Figuring Out What Has Been Done: Making Sense of Versions

What was the problem?

We know that a lot of good work has been done to fix the problems we’ve identified, but there’s no quick-glance way of knowing whether a record has been exported from the AT and published to our finding aid database after the work was done. Since so many people touched so many records, the element of human error is inevitable — there are probably some finding aids that are fixed but not yet exported.

How did I figure this out?

First, I had to get a copy of each data set. I talked about that in a previous blog post. Then, I had to figure out some good metrics of change. Since our finding aids go through a transformation between AT and the finding aid database (and this transformation involves, I think, a human opening the xml editor), I didn’t want trivial changes to throw off my results. So, I couldn’t just get a hash of each of the documents and compare them.

Off the top of my head, I thought of two metrics that would give us a rough sense of what work has been done. We saw that there are only three finding aids that still have duplicate arrangement statements — let’s compare those to finding aids in the database that have duplicate arrangement statements.

I used the same xquery against both data sets. After comparing the two, I saw that there are 16 finding aids that are published that have duplicate arrangement statements that don’t have this problem in the up-to-date data in AT.

Okay, that’s a start. But it’s only telling us whether fixes to this particular problem have been updated. So, let’s look more broadly. My first thought is that getting a count of components gives a good sense of whether work has been done on a finding aid.

This one was pretty straightforward. I just wrote an xquery that did a count of components at every level and told me which file this was associated with. I used dumb Access to associate the files with each other, and then write a query to see for each finding aid how many components are published to the database and how many are in AT. From here, hopefully, we’ll be able to make a big update and get our files in sync.
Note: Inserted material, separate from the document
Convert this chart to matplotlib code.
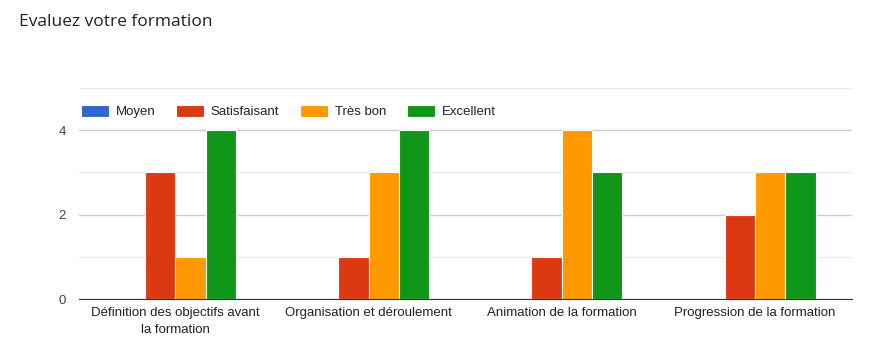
import numpy as np
import matplotlib.pyplot as plt
from matplotlib.ticker import MultipleLocator

categories = ["Définition des objectifs avant\nla formation", "Organisation et déroulement",
              "Animation de la formation", "Progression de la formation"]
series = ["Moyen", "Satisfaisant", "Très bon", "Excellent"]
moyen = [0, 0, 0, 0]
satisfaisant = [3, 1, 1, 2]
tres_bon = [1, 3, 4, 3]
excellent = [4, 4, 3, 3]
values = [moyen, satisfaisant, tres_bon, excellent]
colors = ["#3366cc", "#dc3912", "#ff9900", "#109618"]

fig = plt.figure(figsize=(8.69, 3.63), dpi=100)
ax = fig.add_axes([0.0905, 0.176, 0.8895, 0.582])

x = np.arange(len(categories))
w = 0.157
for i, (name, vals, c) in enumerate(zip(series, values, colors)):
    ax.bar(x + (i - 1.5) * w, vals, w, color=c, edgecolor="white", linewidth=0.8,
           label=name, zorder=3)

ax.set_xlim(-0.5, 3.5)
ax.set_ylim(0, 5)
ax.yaxis.set_major_locator(MultipleLocator(2))
ax.yaxis.set_minor_locator(MultipleLocator(1))
ax.grid(which="major", axis="y", color="#cccccc", linewidth=1, zorder=0)
ax.grid(which="minor", axis="y", color="#ebebeb", linewidth=1, zorder=0)
ax.set_xticks(x)
ax.set_xticklabels(categories, fontsize=9.5, color="#222222", family="Liberation Sans",
                   linespacing=1.5)
ax.set_yticks([0, 2, 4])
ax.set_yticklabels(["0", "2", "4"], fontsize=9.5, color="#444444", family="Liberation Sans")
ax.tick_params(axis="both", which="both", length=0)
ax.tick_params(axis="y", pad=9)
ax.tick_params(axis="x", pad=6)
for s in ["top", "right", "left"]:
    ax.spines[s].set_visible(False)
ax.spines["bottom"].set_color("#333333")
ax.spines["bottom"].set_zorder(4)

leg = ax.legend(loc="upper left", bbox_to_anchor=(-0.012, 0.975), ncol=4, frameon=False,
                prop={"family": "Liberation Sans", "size": 9.5}, handlelength=2.1,
                handleheight=1.0, handletextpad=0.5, columnspacing=1.6)
for t in leg.get_texts():
    t.set_color("#222222")

fig.text(0.022, 0.94, "Evaluez votre formation", fontsize=12.5, color="#202124",
         family="Open Sans", va="center")

fig.savefig("out.png", dpi=100)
Obviously, it’s entirely possible that we have files out of sync that have the same numbers of components and the same numbers of arrangement statements. As I evaluate other known errors, I’ll be sure to evaluate them over both data sets to get a sense of what needs to be updated.

Where are we with goals?

  1. Which finding aids from this project have been updated in Archivists’ Toolkit but have not yet been published to our finding aid portal?  We know which finding aids are out of sync in regard to numbers of components and fixed arrangement statements.
  2. During the transformation from 1.0 to 2002, the text inside of mixed content was stripped (bioghist/blockquote, scopecontent/blockquote, scopecontent/emph, etc.). How much of this has been fixed and what remains?
  3. Container information is sometimes… off. Folders will be numbered 1-n across all boxes — instead of Box 1, Folders 1-20; Box 2, Folders 1-15, etc., we have Box 1, Folders 1-20; Box 2, Folders 21-35.
  4. Because of changes from 1.0 to 2002, it was common to have duplicate arrangement information in 1.0 (once as a table of contents, once as narrative information). During the transformation, this resulted in two arrangement statements.  We now know that only three finding aids have duplicate arrangement statements!
  5. The content of <title> was stripped in all cases. Where were <title> elements in 1.0 and has all the work been done to add them back to 2002?
  6. See/See Also references were (strangely) moved to parent components instead of where they belong. Is there a way of discovering the extent to which this problem endures?
  7. Notes were duplicated and moved to parent components. Again, is there a way of discovering the extent to which this problem endures? This problem endures, although I’m working on some solutions based on helpful suggestions!